On Sat, August 20, 2005 6:33 am, Marcus Bointon wrote:
> I'm sorting out some code to handle session object storage,

I can't help with the OO stuff.

> given that the connection is persistent, and may thus be used by
> other scripts, is calling mysql_close a particularly bad idea? Should
> I just not bother closing the connection, letting PHP deal with it -
> the object will not attempt to re-use the stale connection because it
> will get a new instance courtesy of __wakeup when unserialized.

The persistence is all on the MySQL side -- From PHP's perspective,
it's more like a "re-usable" or a "return for deposit" connection :-)

When you "close" the persistent connection, MySQL still keeps around
the data structures to re-use it for the next script, which is what
"persistent" really means.

You don't have to close the connection -- PHP *is* going to close it
for you as the script ends.

When the same process (Apache child) asks for a connection with the
same username/password from MySQL, MySQL can re-use the existing data
structures to save the time of building them.  That time is actually
rather expensive, as it involves a lot of buffers, structures, and, I
believe, a fair amount of resource-locking to be sure the current
connection will not be in a race condition with other connections for
things like mysql_insert_id() and, if you use innoDB, transactions.

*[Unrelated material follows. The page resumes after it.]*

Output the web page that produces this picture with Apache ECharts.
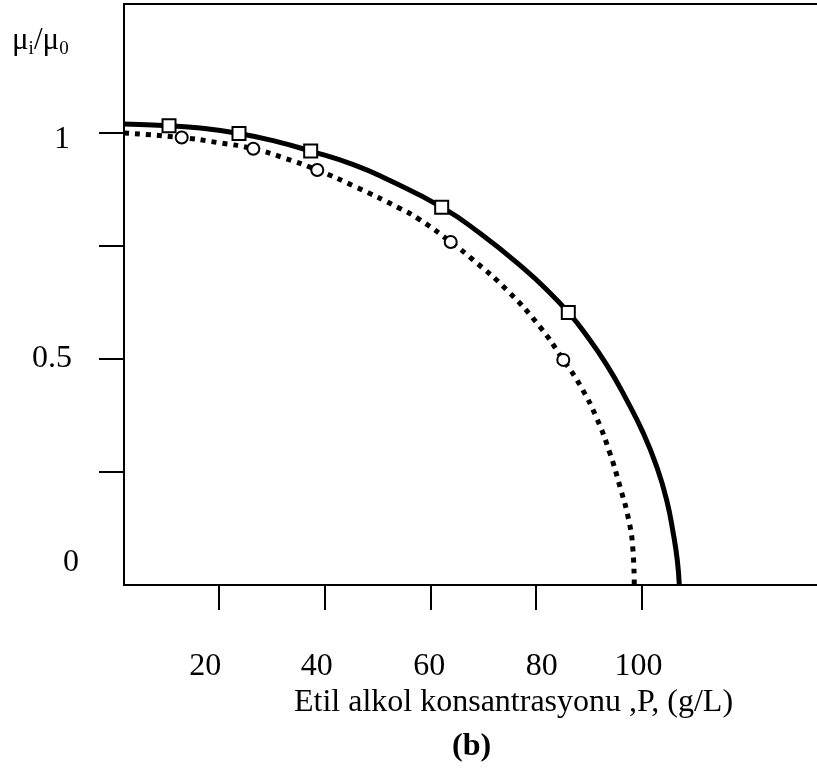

So saving this time for MySQL to build a connection from scratch
instead of using the parts laying around from the last one is the
"persistent" connection.

HTH

NOTE: Be sure you have a few *more* max_connections in /etc/my.cnf
than the number of Apache MaxChildren -- Otherwise your Apache
children can lock up all the MySQL persistent connections and leave
you with Apache children starved for MySQL connection, as well as NO
WAY for you to use mysqladmin or mysqldump since *ALL* the available
connections are taken up by your Apache server.  That's bad.